McCormick's Creek State Park
Backstory and Context
The area now belonging to McCormick’s Creek State Park was once “inhabited” by indigenous Miami peoples, inhabited being the key word because the terrain proved much too rocky and pockmarked to settle on. Instead, they settled on the nearby rivers and used the area as hunting grounds. The park is named after John McCormick, who, with his sons, settled in the area in the 1830’s. Several attempts were made to commercialize the land, including grazing, agriculture, limestone quarries, and river-powered mills. But, just as the Native Americans had found, the land was simply not profitable enough. In 1888, Dr. Frederick Denkewalter found a use for it, building a sanitarium on the grounds where the inn now stands. It became a popular recreation spot.
When Dr. Denkewalter died, the land went up for auction and was purchased by the state. Richard Lieber, the father of state parks in Indiana, led a push during and after the state centennial in 1916 to found a state parks system. With the founding of McCormick’s Creek in 1916, he succeeded.
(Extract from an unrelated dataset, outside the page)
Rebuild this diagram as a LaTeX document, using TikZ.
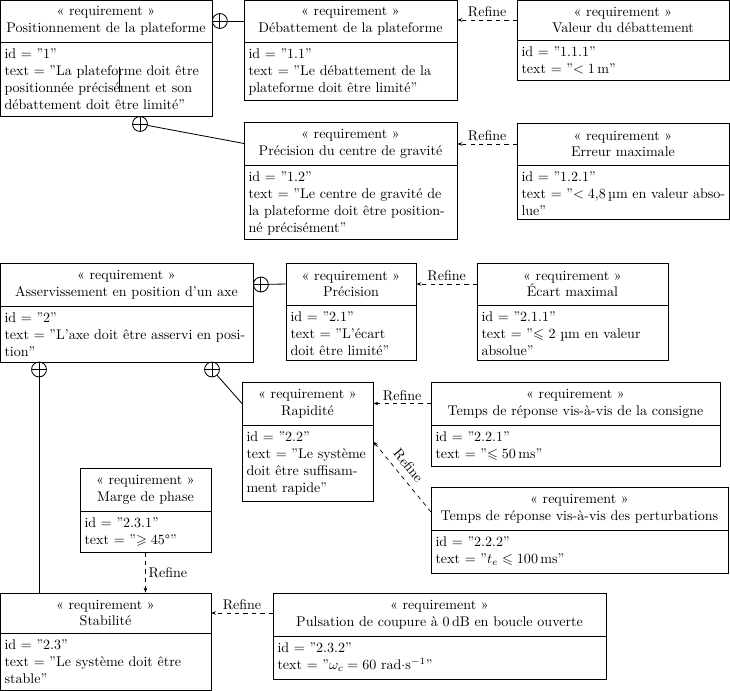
\documentclass[tikz,border=0pt]{standalone}
\usepackage{amssymb}
\usetikzlibrary{fit,arrows.meta}

% One requirement block: name, x1, y1, x2, y2, y of the divider, title, body
\newcommand\reqblock[8]{%
  \node[reqframe, fit={(#2,#3) (#4,#5)}] (#1) {};
  \draw[reqline] (#2,#6) -- (#4,#6);
  \coordinate (#1-tw) at (#2,{(#3+#6)/2});
  \coordinate (#1-te) at (#4,{(#3+#6)/2});
  \node[reqtitle] (#1-title) at ({(#2+#4)/2},{(#3+#6)/2}) {«~requirement~»\\#7};
  \node[reqbody] (#1-body) at (#2,#6) {#8};
}

\begin{document}
\begin{tikzpicture}[x=0.711pt,y=-0.711pt,
  reqframe/.style={draw, line width=0.6pt, inner sep=0pt},
  reqline/.style={line width=0.6pt},
  reqtitle/.style={align=center, inner sep=0pt},
  reqbody/.style={anchor=north west, align=left, inner xsep=3pt, inner ysep=4.6pt},
  oplus/.style={circle, draw, line width=0.6pt, minimum size=10.6pt, inner sep=0pt,
    path picture={\draw[line width=0.6pt]
      (path picture bounding box.north) -- (path picture bounding box.south)
      (path picture bounding box.west) -- (path picture bounding box.east);}},
  contain/.style={line width=0.6pt},
  refine/.style={dashed, line width=0.5pt, -{Stealth[length=3.5pt,width=2.6pt]}},
  reflabel/.style={inner sep=2pt}
]
\useasboundingbox (0,0) rectangle (730,691);

% ---- requirement 1 and its children ----
\reqblock{r1}{0}{0}{212}{116}{42}{Positionnement de la plateforme}
  {id = ”1”\\text = ”La plateforme doit être\\positionnée précisément et son\\débattement doit être limité”}
\reqblock{r11}{244}{0}{457}{100}{42}{Débattement de la plateforme}
  {id = ”1.1”\\text = ”Le débattement de la\\plateforme doit être limité”}
\reqblock{r111}{517}{0}{729}{80}{40}{Valeur du débattement}
  {id = ”1.1.1”\\text = ”$<1$\,m”}
\reqblock{r12}{244}{122}{457}{239}{165}{Précision du centre de gravité}
  {id = ”1.2”\\text = ”Le centre de gravité de\\la plateforme doit être position-\\né précisément”}
\reqblock{r121}{517}{123}{729}{219}{165}{Erreur maximale}
  {id = ”1.2.1”\\text = ”$<4{,}8$\,µm en valeur abso-\\lue”}
\draw[line width=0.6pt] (119.5,67) -- (119.5,92);

% ---- requirement 2 and its children ----
\reqblock{r2}{0}{263}{253}{362}{306}{Asservissement en position d’un axe}
  {id = ”2”\\text = ”L’axe doit être asservi en posi-\\tion”}
\reqblock{r21}{286}{263}{416}{360}{305}{Précision}
  {id = ”2.1”\\text = ”L’écart\\doit être limité”}
\reqblock{r211}{477}{263}{668}{360}{305}{Écart maximal}
  {id = ”2.1.1”\\text = ”$\leqslant$ 2 µm en valeur\\absolue”}
\reqblock{r22}{242}{382}{373}{501}{425}{Rapidité}
  {id = ”2.2”\\text = ”Le système\\doit être suffisam-\\ment rapide”}
\reqblock{r221}{431}{382}{720}{466}{425}{Temps de réponse vis-à-vis de la consigne}
  {id = ”2.2.1”\\text = ”$\leqslant 50$\,ms”}
\reqblock{r222}{431}{487}{728}{573}{530}{Temps de réponse vis-à-vis des perturbations}
  {id = ”2.2.2”\\text = ”$t_e \leqslant 100$\,ms”}
\reqblock{r231}{80}{468}{211}{552}{511}{Marge de phase}
  {id = ”2.3.1”\\text = ”$\geqslant 45$°”}
\reqblock{r23}{0}{593}{211}{690}{633}{Stabilité}
  {id = ”2.3”\\text = ”Le système doit être\\stable”}
\reqblock{r232}{273}{593}{606}{679}{636}{Pulsation de coupure à 0\,dB en boucle ouverte}
  {id = ”2.3.2”\\text = ”$\omega_c = 60$ rad$\cdot$s$^{-1}$”}

% ---- containment links ----
\node[oplus, anchor=west] (c1a) at (r1-te) {};
\draw[contain] (c1a) -- (r11-tw);
\node[oplus] (c1b) at (140,124) {};
\draw[contain] (c1b) -- (r12-tw);
\node[oplus, anchor=west] (c2a) at (r2-te) {};
\draw[contain] (c2a) -- (r21-tw);
\node[oplus] (c2b) at (212,369.5) {};
\draw[contain] (c2b) -- (r22-tw);
\node[oplus] (c2c) at (39,369.5) {};
\draw[contain] (c2c) -- (c2c |- r23.north);

% ---- refine links ----
\draw[refine] (r111-tw) -- node[reflabel, above] {Refine} (r111-tw -| r11.east);
\draw[refine] (r121-tw) -- node[reflabel, above] {Refine} (r121-tw -| r12.east);
\draw[refine] (r211-tw) -- node[reflabel, above] {Refine} (r211-tw -| r21.east);
\draw[refine] (r221-tw) -- node[reflabel, above] {Refine} (r221-tw -| r22.east);
\draw[refine] ([yshift=-2.5pt]r222-tw) -- node[reflabel, sloped, above=2.5pt, pos=0.55] {Refine} ([yshift=-42.7pt]r22.north east);
\draw[refine] (r231.south) -- node[reflabel, right] {Refine} (r231.south |- r23.north);
\draw[refine] (r232-tw |- r23-te) -- node[reflabel, above] {Refine} (r23-te);
\end{tikzpicture}
\end{document}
Lieber’s ideas and motivations were a far cry from the earlier business-centric sentiments of the Forestry Board. In 1919 he said, “I look on state parks as an attempt to retain for the edification, education and the enjoyment of those of the coming generations.” (News, 1919) In statements like this, Lieber demonstrated a remarkably modern and forward-thinking mindset about state parks and their usefulness to Hoosier citizens.
This is not to say that Lieber did not face his fair share of hardships, both personal and professional. As a German American, he dealt with anti-German sentiment during World War I. He publicly gave up his German citizenship, and became one of the founding members of a new chapter of the Friends of German Democracy (Times, 1918). Money was also an issue. His progressive notions did not fall in line with Indiana’s conservative government. Lieber found ways to work around this, obtaining money and land from private citizens and suggesting unique ideas such as the creation of newspaper subscription clubs to support the state parks system (News, 1916). In 1933, Governor McNutt dissolved Lieber’s commission, and demoted him. Lieber resigned in response, and served as an advisor to various parks agencies for the remainder of his life.
While Lieber might’ve been frustrated with his eventual demotion, his innovative work created a monument that would inspire conservationists and state agencies for decades to come. An editorial from Pennsylvania’s Altoona Tribune in 1916 urged Pennsylvania to follow Lieber’s example at Turkey Run and create its own parks system (News, 1916). Indiana’s parks were consistently rated highly amongst all the states.
McCormick's Creek now encompasses hundreds of acres, and contains numerous hiking trails, an inn, and a stable to attract visitors and raise money to keep the park in business. Trails lead to Wolf Cave, limestone arches, and sinkholes created by collapsing limestone in the area. The natural beauty of the land recognized by Dr. Denkewalter is preserved into today and beyond.
Sauers, Chas G. "McCormick's Creek Canyon." , The Department of Conservation, State of Indiana, 1923. Hathi Trust, babel.hathitrust.org/cgi/pt?id=uc1.b5088143&view=1up&seq=6.
"German-American Loyalty Pledged." The Indianapolis Times, 18 Mar. 1918, p. 10. Hoosier State Chronicles, newspapers.library.in.gov/?a=d&d=INN19180318-01.1.10&srpos=8&e=-------en-20-INN-1--txt-txIN-richard+lieber------.
"Nature Study Club Visits Turkey Run." The Indianapolis News, 23 June 1919, p. 8. Hoosier State Chronicles, newspapers.library.in.gov/?a=d&d=INN19190623-01.1.8&srpos=1&e=-------en-20-INN-1--txt-txIN-richard+lieber------.
"Urges Pennsylvania to Follow Example." The Indianapolis News, 19 Dec. 1916, p. 18. Hoosier State Chronicles, newspapers.library.in.gov/?a=d&d=INN19161219-01.1.18&srpos=3&e=-------en-20-INN-1--txt-txIN-richard+lieber------.